Should a plan committee feel the need to do so, hiring expert investment advisers can free up time and intellectual resources for the committee to focus on other areas, such as governance policies and procedures. Advisers offer other helpful support services to plan committee members, incorporating topics such as how to select and monitor service providers; benchmarking plan investments and fees; and even staying ahead of current 401(k) litigation concerns.

Generally speaking, committee members are not specialists in mutual funds and investments. Therefore, they can and perhaps should rely on experts hired for that purpose, without compromising their fiduciary standing, says Delano.

“As long as they feel the expert is presenting something to them that they can understand, or they’re comfortable with the selection of the expert and advice, they would be meeting their duty with regards to the investments,” she adds.

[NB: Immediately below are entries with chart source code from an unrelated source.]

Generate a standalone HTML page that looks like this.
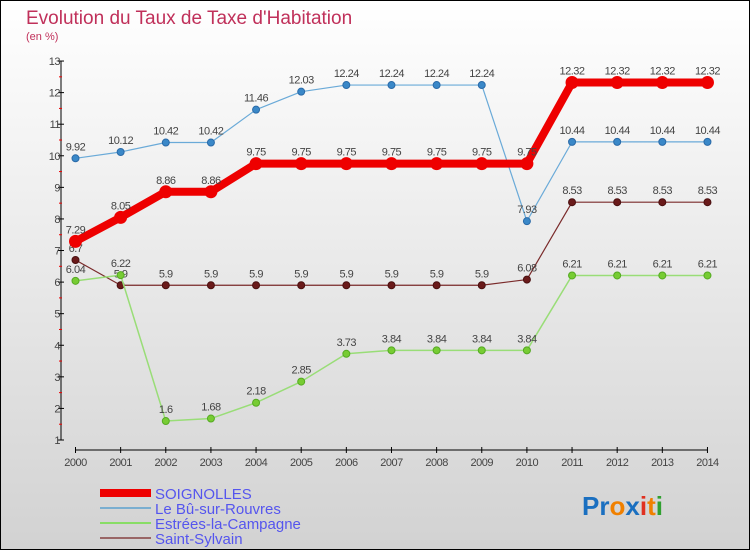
<!DOCTYPE html>
<html><head><meta charset="utf-8"><style>
html,body{margin:0;padding:0}
body{width:750px;height:550px;overflow:hidden;font-family:"Liberation Sans",sans-serif}
</style></head><body>
<svg id="chart" width="750" height="550" xmlns="http://www.w3.org/2000/svg" style="display:block">
<defs><linearGradient id="bg" x1="0" y1="0" x2="0" y2="1"><stop offset="0" stop-color="#ffffff"/><stop offset="1" stop-color="#d2d2d2"/></linearGradient></defs>
<rect x="0.5" y="0.5" width="749" height="549" fill="url(#bg)" stroke="#000"/>
<text x="26" y="24" font-size="19" fill="#c0305a">Evolution du Taux de Taxe d'Habitation</text>
<text x="26" y="40" font-size="11" fill="#c0305a">(en %)</text>
<g id="axes"></g>
<g id="series"></g>
<g id="legend">
<rect x="100" y="489" width="51" height="8" fill="#ee0000"/>
<text x="155" y="499" font-size="15" fill="#5555ee">SOIGNOLLES</text>
<rect x="100" y="507" width="51" height="2" fill="#7aaed0"/>
<text x="155" y="514" font-size="15" fill="#5555ee">Le Bû-sur-Rouvres</text>
<rect x="100" y="522" width="51" height="2" fill="#88dd66"/>
<text x="155" y="529" font-size="15" fill="#5555ee">Estrées-la-Campagne</text>
<rect x="100" y="537" width="51" height="2" fill="#996666"/>
<text x="155" y="544" font-size="15" fill="#5555ee">Saint-Sylvain</text>
</g>
<text x="582" y="515" font-size="26" font-weight="bold"><tspan fill="#1a6fc0">Pr</tspan><tspan fill="#f08000">o</tspan><tspan fill="#1a6fc0">x</tspan><tspan fill="#e03020">i</tspan><tspan fill="#f08000">t</tspan><tspan fill="#30a030">i</tspan></text>
</svg>
<script>
const years=[2000,2001,2002,2003,2004,2005,2006,2007,2008,2009,2010,2011,2012,2013,2014];
const soignolles=[7.29,8.05,8.86,8.86,9.75,9.75,9.75,9.75,9.75,9.75,9.75,12.32,12.32,12.32,12.32];
const leBu=[9.92,10.12,10.42,10.42,11.46,12.03,12.24,12.24,12.24,12.24,7.93,10.44,10.44,10.44,10.44];
const estrees=[6.04,6.22,1.6,1.68,2.18,2.85,3.73,3.84,3.84,3.84,3.84,6.21,6.21,6.21,6.21];
const saintSylvain=[6.7,5.9,5.9,5.9,5.9,5.9,5.9,5.9,5.9,5.9,6.08,8.53,8.53,8.53,8.53];
const yTicks=[1,2,3,4,5,6,7,8,9,10,11,12,13];
const NS="http://www.w3.org/2000/svg";
const X=i=>75.5+i*45.14;
const Y=v=>440-(v-1)*31.58;
function mk(tag,attrs,parent){const e=document.createElementNS(NS,tag);for(const k in attrs)e.setAttribute(k,attrs[k]);parent.appendChild(e);return e;}
const ax=document.getElementById('axes');
let l=mk('line',{x1:61,y1:Y(13),x2:61,y2:Y(1),stroke:'#000'},ax);


l=mk('line',{x1:X(0),y1:450,x2:X(14),y2:450,stroke:'#000'},ax);


yTicks.forEach(v=>{
  mk('line',{x1:58,y1:Y(v),x2:64,y2:Y(v),stroke:'#000'},ax);
  if(v<13) mk('line',{x1:59,y1:Y(v+0.5),x2:62,y2:Y(v+0.5),stroke:'#e00'},ax);
  const t=mk('text',{x:60,y:Y(v)+4,'font-size':11,fill:'#444','text-anchor':'end','letter-spacing':'-0.5'},ax);
  t.textContent=v;
  
  
});
years.forEach((yr,i)=>{
  mk('line',{x1:X(i),y1:447,x2:X(i),y2:453,stroke:'#000'},ax);
  const t=mk('text',{x:X(i),y:466,'font-size':11,fill:'#444','text-anchor':'middle','letter-spacing':'-0.5'},ax);
  t.textContent=yr;
  
  
});
const sg=document.getElementById('series');
function draw(vals,name,color,w,r,dot,dotStroke){
  const g=mk('g',{},sg);
  
  
  mk('polyline',{points:vals.map((v,i)=>X(i)+','+Y(v)).join(' '),fill:'none',stroke:color,'stroke-width':w,'stroke-linejoin':'round'},g);
  vals.forEach((v,i)=>{
    const c=mk('circle',{cx:X(i),cy:Y(v),r:r,fill:dot,stroke:dotStroke,'stroke-width':1},g);
    
    
    const t=mk('text',{x:X(i),y:Y(v)-8,'font-size':11,fill:'#444','text-anchor':'middle','letter-spacing':'-0.5'},g);
    t.textContent=v;
    
    
  });
}
draw(saintSylvain,'saint-sylvain','#7a2a2a',1.2,3.5,'#6a1a1a','#4a1010');
draw(estrees,'estrees','#99dd77',1.5,3.5,'#77cc33','#55aa22');
draw(leBu,'le-bu','#6aaad8',1.2,3.5,'#3a88c8','#2a6aa8');
draw(soignolles,'soignolles','#ee0000',8,6,'#ee0000','#ee0000');
</script>
</body></html>
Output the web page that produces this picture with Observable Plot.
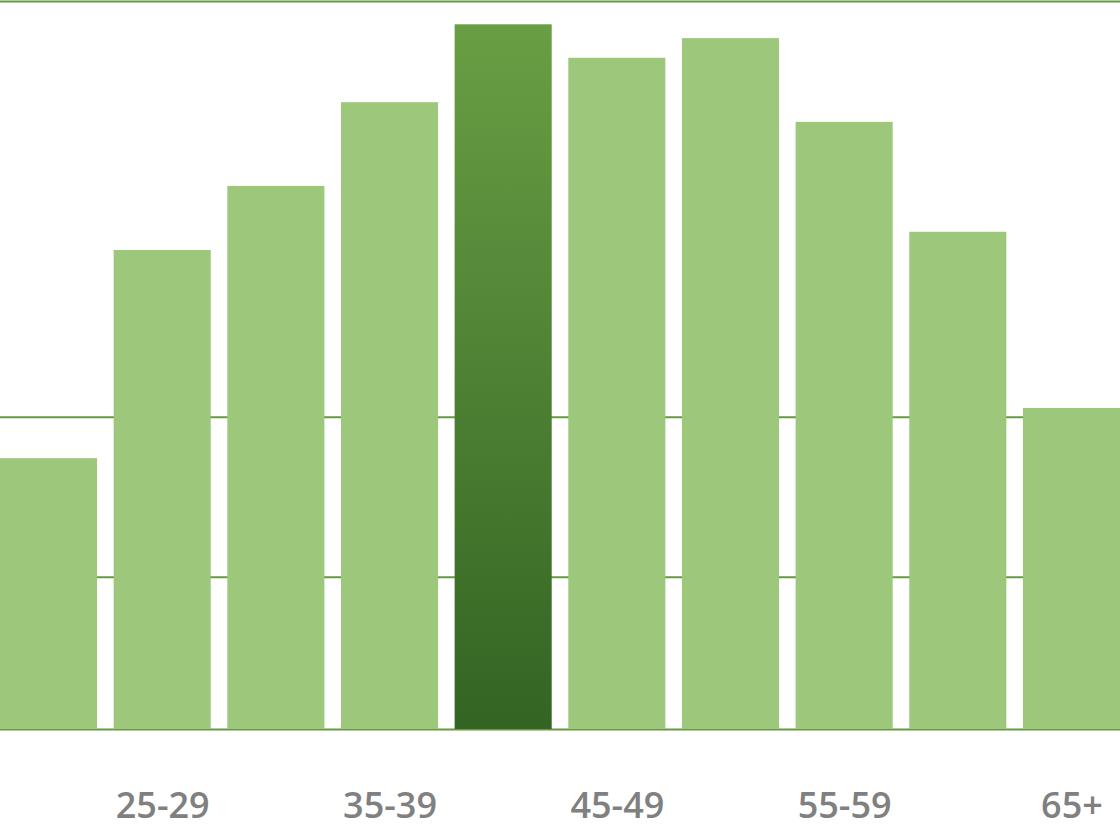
<!DOCTYPE html>
<html>
<head>
<meta charset="utf-8">
<script src="https://cdn.jsdelivr.net/npm/d3@7"></script>
<script src="https://cdn.jsdelivr.net/npm/@observablehq/plot@0.6"></script>
<style>
  html, body { margin: 0; padding: 0; background: #ffffff; }
  #chart svg { display: block; }
</style>
</head>
<body>
<div id="chart"></div>
<script>
// Age groups (categories)
const ageGroups = ["20-24", "25-29", "30-34", "35-39", "40-44", "45-49", "50-54", "55-59", "60-64", "65+"];
// Values (relative units, full scale = 100)
const values = [37.2, 65.8, 74.6, 86.1, 96.8, 92.2, 94.9, 83.4, 68.3, 44.1];
// Highlighted category
const highlight = "40-44";
// Tick labels shown on the x axis
const xTickLabels = ["25-29", "35-39", "45-49", "55-59", "65+"];
// Horizontal grid line values
const gridValues = [0, 20.9, 42.9, 100];

const data = ageGroups.map((age, i) => ({ age, value: values[i] }));

const plot = Plot.plot({
  width: 1120,
  height: 833,
  marginTop: 1,
  marginBottom: 104,
  marginLeft: 0,
  marginRight: 0,
  style: { background: "#ffffff", fontFamily: "'Open Sans', sans-serif" },
  x: { domain: ageGroups, paddingInner: 0.146, paddingOuter: 0, round: false, label: null },
  y: { domain: [0, 100], axis: null },
  marks: [
    Plot.ruleY(gridValues, { stroke: "#659a40", strokeWidth: 2 }),
    Plot.barY(data, {
      x: "age",
      y: "value",
      fill: d => d.age === highlight ? "url(#hlGrad)" : "#9dc77b"
    }),
    Plot.axisX({
      ticks: xTickLabels,
      tickSize: 0,
      tickPadding: 63,
      fontSize: 36,
      fontWeight: 600,
      fill: "#808080",
      label: null
    })
  ]
});

// gradient for the highlighted bar
const ns = "http://www.w3.org/2000/svg";
const defs = document.createElementNS(ns, "defs");
const grad = document.createElementNS(ns, "linearGradient");
grad.setAttribute("id", "hlGrad");
grad.setAttribute("x1", "0"); grad.setAttribute("y1", "0");
grad.setAttribute("x2", "0"); grad.setAttribute("y2", "1");
[["0%", "#6a9e44"], ["100%", "#336423"]].forEach(([o, c]) => {
  const s = document.createElementNS(ns, "stop");
  s.setAttribute("offset", o);
  s.setAttribute("stop-color", c);
  grad.appendChild(s);
});
defs.appendChild(grad);
plot.insertBefore(defs, plot.firstChild);

document.getElementById("chart").appendChild(plot);
</script>
</body>
</html>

Because fiduciaries are expected to be experts under the Employee Retirement Security Act (ERISA), it’s crucial for the committee to seek the help needed in order to understand topics within the plan. Otherwise, they can risk litigation.

Another best practice approach Delano recommends is ensuring the level of service provided outweighs the costs associated. “You don’t want to hire the absolute best if that’s going to be an inordinate amount of money for the plan to be spending on the cost of an expert,” she says. “That’s always going to be the standard that you want to follow.”